Around the same time I opened this issue, I took @laurencelundblade's advice/warning about iterop with JSON and recommended to @fxamacker that her generic CBOR encoder should just output untagged CBOR Null in this scenario -- she released v2.x at least twice since that week and it would be a breaking change (for default handling of this scenario) to do it differently.

I left the issue open so a discussion like this could lead to guidance in 7049bis for such encoding errors in general (it doesn't have to be about time tags specifically but it's an easy example).

One possibly is for 7049bis to mention (possibly in section 5.7) to say something like "if a protocol specifies tag numbers MUST be encoded but the provided content cannot be tagged due to type mismatch or other reason, then a generic encoder might output untagged CBOR Null or untagged CBOR Undefined or ___" I trust @cabo will have much better wording for this if this isn't a stupid idea I'm proposing.

In other words, just a sentence or two in 7049bis saying it's not forbidden (and perhaps even reasonable) for generic encoders to output untagged CBOR Null in this scenario would be very much appreciated.

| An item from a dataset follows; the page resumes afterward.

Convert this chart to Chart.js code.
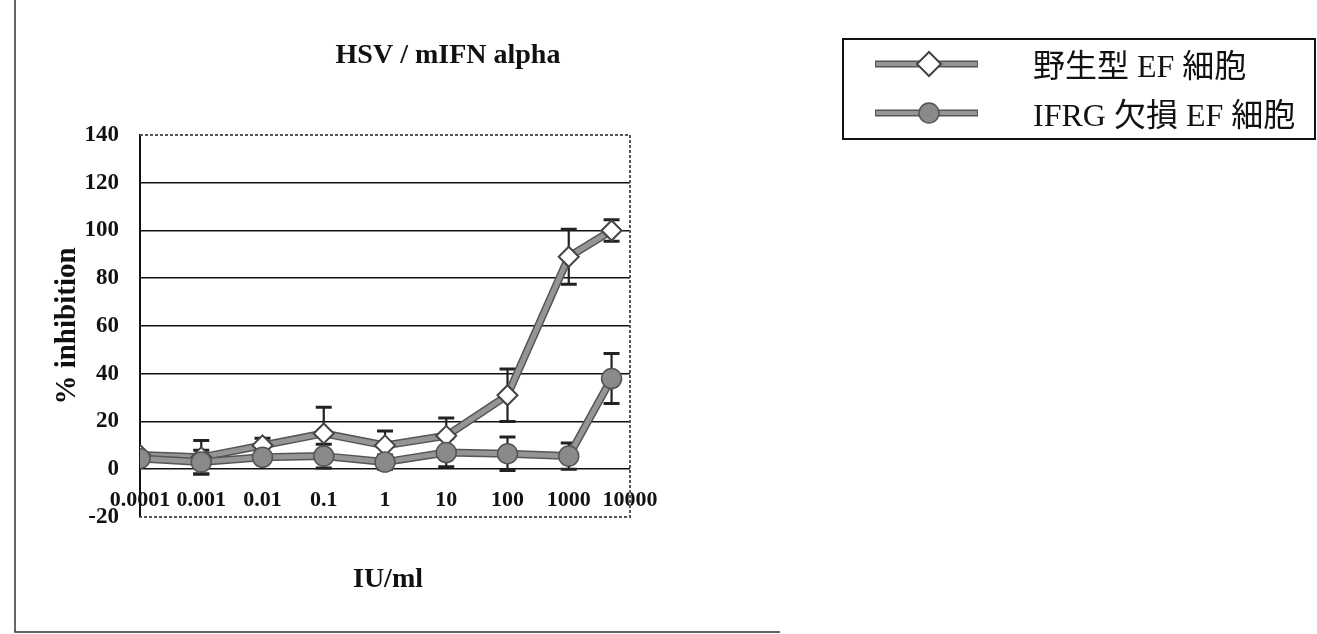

jimsch commented 4 years ago

On the first note - if you tell an encode to encode data which is not valid, then I would say that this is an error in the data to be encoded and not an encoding error. The difference being, if I I encode a field as FIELD = date / null, then if a "missing" value is present it would be encoded as a null. However if you passed in a mime message as the date then the encoder should fail as the data type in the model is incorrect.

x448 commented 4 years ago

@jimsch I see. Thanks for that. Also, thank you for your work on COSE.

x448 commented 4 years ago

Thanks for adding the text to resolve this in PR #174.